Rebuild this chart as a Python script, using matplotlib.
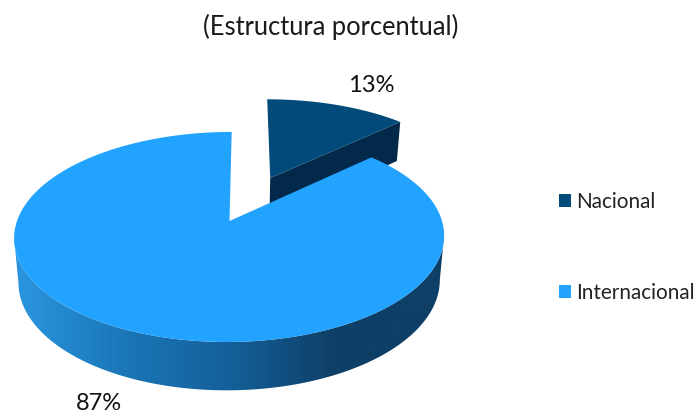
import numpy as np
import matplotlib
matplotlib.use('Agg')
import matplotlib.pyplot as plt
from matplotlib.colors import LinearSegmentedColormap
from matplotlib.patches import Polygon, Patch

# donnees
categories = ['Nacional', 'Internacional']
shares = [13, 87]
labels = ['13%', '87%']
title = '(Estructura porcentual)'

color_nac = '#024a7a'
color_nac_side = '#03294a'
color_int = '#21a3ff'

plt.rcParams['font.family'] = ['Lato', 'DejaVu Sans']

# perspective du disque, en pixels de l'image
cx, cy = 229.5, 221
A, B, k = 102.6, 212.5, 0.152
shear = 2.5
depth = 43.5
shrink = 0.98
explode = 0.487


def project(a, r=1.0, off=(0.0, 0.0), low=False):
    # a en radians, sens horaire depuis le haut
    u = off[0] + r * np.sin(a)
    v = off[1] + r * np.cos(a)
    w = 1 + k * v
    x, y = B * u / w + shear * v / w, -A * v / w
    if low:
        return np.column_stack([cx + shrink * x, cy + y + depth / (1 + 0.1 * v)])
    return np.column_stack([cx + x, cy + y])


fig = plt.figure(figsize=(6.96, 4.12), dpi=100)
ax = fig.add_axes([0, 0, 1, 1])
ax.set_xlim(0, 696)
ax.set_ylim(412, 0)
ax.axis('off')

end_nac = 2 * np.pi * shares[0] / sum(shares)
mid = end_nac / 2
off = (explode * np.sin(mid) + 0.006, explode * np.cos(mid))

# tranche Nacional, detachee
arc = np.linspace(0, end_nac, 60)
apex_top = project(np.array([0.0]), 0, off)
apex_low = project(np.array([0.0]), 0, off, low=True)
edge = np.array([end_nac])
ax.add_patch(Polygon(np.vstack([apex_top, project(edge, 1, off), project(edge, 1, off, True), apex_low]),
                     fc=color_nac_side, ec='none', zorder=2))
ax.add_patch(Polygon(np.vstack([apex_top, project(arc, 1, off)]),
                     fc=color_nac, ec='none', zorder=3))

# flanc de la tranche Internacional, en degrade
arc = np.linspace(end_nac, 2 * np.pi, 600)
top = project(arc)
low = project(arc, low=True)
# le flanc va d'un bord visible a l'autre du disque
r_top, l_top = top[:, 0].argmax(), top[:, 0].argmin()
r_low, l_low = low[:, 0].argmax(), low[:, 0].argmin()
side = Polygon(np.vstack([top[r_top:l_top + 1], low[r_low:l_low + 1][::-1]]), fc='none', ec='none')
ax.add_patch(side)
grad = LinearSegmentedColormap.from_list('flanc', ['#2a96e0', '#1b77b8', '#14609a', '#0e3f66', '#0e3f66'])
im = ax.imshow(np.linspace(0, 1, 256)[None, :], cmap=grad, extent=(14, 444, 400, 230),
               aspect='auto', zorder=4)
im.set_clip_path(side)
ax.set_xlim(0, 696)
ax.set_ylim(412, 0)

# dessus de la tranche Internacional
ax.add_patch(Polygon(np.vstack([project(np.array([0.0]), 0), top]), fc=color_int, ec='none', zorder=5))

ax.text(331, 27, title, ha='center', va='center', fontsize=18.4, color='#1a1a1a')
ax.text(371, 85, labels[0], ha='center', va='center', fontsize=17, color='#111111')
ax.text(99, 403, labels[1], ha='center', va='center', fontsize=17, color='#111111')

handles = [Patch(fc=color_nac, ec='none'), Patch(fc=color_int, ec='none')]
ax.legend(handles, categories, loc='center left', bbox_to_anchor=(559 / 696, 1 - 247.5 / 412),
          frameon=False, fontsize=14.9, labelspacing=3.45, handlelength=0.58, handleheight=0.58,
          handletextpad=0.25, borderpad=0, borderaxespad=0, labelcolor='#222222')

fig.savefig('out.png', dpi=100)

◆ **WRITTEN TASK**:
Check each line above for the string "matplotlib", then copy the ones that have it.

◆ **ANSWER TO THIS TASK**:
Rebuild this chart as a Python script, using matplotlib.
import matplotlib
matplotlib.use('Agg')
import matplotlib.pyplot as plt
from matplotlib.colors import LinearSegmentedColormap
from matplotlib.patches import Polygon, Patch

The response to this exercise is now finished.